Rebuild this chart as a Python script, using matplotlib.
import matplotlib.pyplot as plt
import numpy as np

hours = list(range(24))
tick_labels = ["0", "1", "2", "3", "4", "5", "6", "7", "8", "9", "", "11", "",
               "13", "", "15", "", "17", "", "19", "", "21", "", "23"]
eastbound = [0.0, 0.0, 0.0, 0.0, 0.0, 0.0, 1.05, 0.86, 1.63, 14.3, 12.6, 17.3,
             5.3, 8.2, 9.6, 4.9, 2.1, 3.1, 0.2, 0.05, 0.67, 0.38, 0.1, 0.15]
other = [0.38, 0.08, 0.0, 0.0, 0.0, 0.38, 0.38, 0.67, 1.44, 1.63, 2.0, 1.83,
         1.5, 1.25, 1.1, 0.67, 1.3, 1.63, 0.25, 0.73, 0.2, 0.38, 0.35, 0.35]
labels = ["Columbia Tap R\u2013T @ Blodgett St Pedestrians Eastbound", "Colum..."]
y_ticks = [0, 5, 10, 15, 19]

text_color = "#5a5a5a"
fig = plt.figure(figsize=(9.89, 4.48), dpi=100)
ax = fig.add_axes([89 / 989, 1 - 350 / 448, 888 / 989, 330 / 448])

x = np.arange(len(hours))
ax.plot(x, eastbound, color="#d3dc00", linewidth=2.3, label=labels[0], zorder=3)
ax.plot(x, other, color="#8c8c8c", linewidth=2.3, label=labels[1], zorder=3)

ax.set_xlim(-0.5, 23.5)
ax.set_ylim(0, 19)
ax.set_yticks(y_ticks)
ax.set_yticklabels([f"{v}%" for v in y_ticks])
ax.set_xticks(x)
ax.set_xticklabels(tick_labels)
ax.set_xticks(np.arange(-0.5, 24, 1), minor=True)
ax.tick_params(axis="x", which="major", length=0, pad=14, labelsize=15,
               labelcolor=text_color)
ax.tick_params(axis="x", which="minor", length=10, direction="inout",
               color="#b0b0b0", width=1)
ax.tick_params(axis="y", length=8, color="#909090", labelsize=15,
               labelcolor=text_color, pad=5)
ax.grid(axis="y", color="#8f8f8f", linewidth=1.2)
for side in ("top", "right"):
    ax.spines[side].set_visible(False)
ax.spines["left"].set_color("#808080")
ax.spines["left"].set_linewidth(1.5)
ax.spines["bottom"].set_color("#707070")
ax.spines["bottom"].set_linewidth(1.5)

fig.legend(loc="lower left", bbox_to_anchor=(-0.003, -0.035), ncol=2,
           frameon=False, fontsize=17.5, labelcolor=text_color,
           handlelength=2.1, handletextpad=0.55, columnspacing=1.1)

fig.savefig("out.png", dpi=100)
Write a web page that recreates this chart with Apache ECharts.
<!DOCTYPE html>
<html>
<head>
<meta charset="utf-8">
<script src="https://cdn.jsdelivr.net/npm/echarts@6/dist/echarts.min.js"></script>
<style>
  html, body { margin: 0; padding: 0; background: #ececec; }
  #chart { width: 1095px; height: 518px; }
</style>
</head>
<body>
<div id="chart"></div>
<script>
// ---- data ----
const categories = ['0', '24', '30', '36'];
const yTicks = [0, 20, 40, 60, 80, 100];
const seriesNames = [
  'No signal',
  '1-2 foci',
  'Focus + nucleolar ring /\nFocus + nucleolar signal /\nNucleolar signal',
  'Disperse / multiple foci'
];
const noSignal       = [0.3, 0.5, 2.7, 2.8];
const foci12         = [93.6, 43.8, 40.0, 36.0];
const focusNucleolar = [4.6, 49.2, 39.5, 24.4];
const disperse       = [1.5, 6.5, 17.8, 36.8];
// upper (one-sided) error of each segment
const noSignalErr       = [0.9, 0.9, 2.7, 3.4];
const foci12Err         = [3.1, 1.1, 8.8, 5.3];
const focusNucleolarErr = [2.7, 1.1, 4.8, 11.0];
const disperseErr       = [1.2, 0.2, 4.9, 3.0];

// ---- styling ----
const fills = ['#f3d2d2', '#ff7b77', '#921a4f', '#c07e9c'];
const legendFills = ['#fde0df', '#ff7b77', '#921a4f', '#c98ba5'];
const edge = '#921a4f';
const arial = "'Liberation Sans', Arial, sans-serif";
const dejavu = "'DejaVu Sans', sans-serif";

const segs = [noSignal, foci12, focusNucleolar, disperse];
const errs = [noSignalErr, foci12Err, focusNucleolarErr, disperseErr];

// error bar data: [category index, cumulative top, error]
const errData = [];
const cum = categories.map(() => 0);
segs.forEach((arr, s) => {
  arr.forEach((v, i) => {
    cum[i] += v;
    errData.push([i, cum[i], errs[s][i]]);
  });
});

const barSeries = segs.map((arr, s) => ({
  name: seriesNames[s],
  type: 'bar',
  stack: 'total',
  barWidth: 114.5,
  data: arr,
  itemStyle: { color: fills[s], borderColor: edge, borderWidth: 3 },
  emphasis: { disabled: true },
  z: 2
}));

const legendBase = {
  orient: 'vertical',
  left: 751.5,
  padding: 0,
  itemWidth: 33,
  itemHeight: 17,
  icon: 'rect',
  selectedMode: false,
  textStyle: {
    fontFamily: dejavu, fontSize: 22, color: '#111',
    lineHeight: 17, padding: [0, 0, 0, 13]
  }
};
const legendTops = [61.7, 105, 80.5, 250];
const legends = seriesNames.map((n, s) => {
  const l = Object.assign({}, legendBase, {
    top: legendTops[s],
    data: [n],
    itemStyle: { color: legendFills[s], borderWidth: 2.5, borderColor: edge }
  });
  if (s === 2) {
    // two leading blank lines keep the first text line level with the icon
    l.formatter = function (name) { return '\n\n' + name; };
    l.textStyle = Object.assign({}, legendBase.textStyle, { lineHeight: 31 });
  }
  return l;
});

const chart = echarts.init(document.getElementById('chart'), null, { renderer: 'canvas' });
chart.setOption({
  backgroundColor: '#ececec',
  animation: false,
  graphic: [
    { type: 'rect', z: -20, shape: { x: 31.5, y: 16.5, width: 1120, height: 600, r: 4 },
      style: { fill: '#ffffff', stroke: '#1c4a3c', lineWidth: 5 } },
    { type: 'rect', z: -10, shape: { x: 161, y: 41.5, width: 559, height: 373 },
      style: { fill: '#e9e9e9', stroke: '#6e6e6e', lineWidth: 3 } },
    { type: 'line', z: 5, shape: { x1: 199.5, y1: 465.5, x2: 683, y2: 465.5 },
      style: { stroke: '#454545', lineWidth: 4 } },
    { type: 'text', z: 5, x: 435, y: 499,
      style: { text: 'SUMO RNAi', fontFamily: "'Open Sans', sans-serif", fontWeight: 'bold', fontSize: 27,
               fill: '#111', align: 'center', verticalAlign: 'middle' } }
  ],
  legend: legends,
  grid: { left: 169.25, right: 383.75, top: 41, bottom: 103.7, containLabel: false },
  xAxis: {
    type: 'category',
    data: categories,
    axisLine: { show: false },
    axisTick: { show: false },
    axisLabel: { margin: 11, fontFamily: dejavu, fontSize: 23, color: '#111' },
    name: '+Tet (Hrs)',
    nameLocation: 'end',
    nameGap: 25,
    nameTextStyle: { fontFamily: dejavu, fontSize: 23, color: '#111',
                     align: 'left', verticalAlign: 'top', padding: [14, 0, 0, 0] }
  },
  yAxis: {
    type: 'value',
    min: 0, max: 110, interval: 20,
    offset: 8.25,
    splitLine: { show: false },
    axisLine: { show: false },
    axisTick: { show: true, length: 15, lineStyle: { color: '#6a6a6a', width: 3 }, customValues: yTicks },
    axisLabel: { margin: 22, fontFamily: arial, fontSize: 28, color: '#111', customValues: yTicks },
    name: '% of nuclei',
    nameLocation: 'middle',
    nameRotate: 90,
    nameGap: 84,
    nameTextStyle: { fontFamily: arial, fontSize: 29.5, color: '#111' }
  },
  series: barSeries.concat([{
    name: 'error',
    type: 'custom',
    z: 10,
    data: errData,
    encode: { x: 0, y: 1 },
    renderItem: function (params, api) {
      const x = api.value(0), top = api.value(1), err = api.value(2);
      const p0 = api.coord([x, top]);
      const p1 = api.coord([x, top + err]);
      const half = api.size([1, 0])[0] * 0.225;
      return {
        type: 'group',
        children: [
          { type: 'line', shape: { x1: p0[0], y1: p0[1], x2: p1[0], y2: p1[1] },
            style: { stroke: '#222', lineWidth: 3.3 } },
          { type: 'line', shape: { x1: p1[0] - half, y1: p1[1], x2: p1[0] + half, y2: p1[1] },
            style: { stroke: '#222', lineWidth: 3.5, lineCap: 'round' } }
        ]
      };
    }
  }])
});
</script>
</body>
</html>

-- What this task involves --
Extract verbatim only those lines that run from the line with "Write a web" to the line with "0.2, 4.9, 3.0];", inclusive.

-- Exercise result --
Write a web page that recreates this chart with Apache ECharts.
<!DOCTYPE html>
<html>
<head>
<meta charset="utf-8">
<script src="https://cdn.jsdelivr.net/npm/echarts@6/dist/echarts.min.js"></script>
<style>
  html, body { margin: 0; padding: 0; background: #ececec; }
  #chart { width: 1095px; height: 518px; }
</style>
</head>
<body>
<div id="chart"></div>
<script>
// ---- data ----
const categories = ['0', '24', '30', '36'];
const yTicks = [0, 20, 40, 60, 80, 100];
const seriesNames = [
  'No signal',
  '1-2 foci',
  'Focus + nucleolar ring /\nFocus + nucleolar signal /\nNucleolar signal',
  'Disperse / multiple foci'
];
const noSignal       = [0.3, 0.5, 2.7, 2.8];
const foci12         = [93.6, 43.8, 40.0, 36.0];
const focusNucleolar = [4.6, 49.2, 39.5, 24.4];
const disperse       = [1.5, 6.5, 17.8, 36.8];
// upper (one-sided) error of each segment
const noSignalErr       = [0.9, 0.9, 2.7, 3.4];
const foci12Err         = [3.1, 1.1, 8.8, 5.3];
const focusNucleolarErr = [2.7, 1.1, 4.8, 11.0];
const disperseErr       = [1.2, 0.2, 4.9, 3.0];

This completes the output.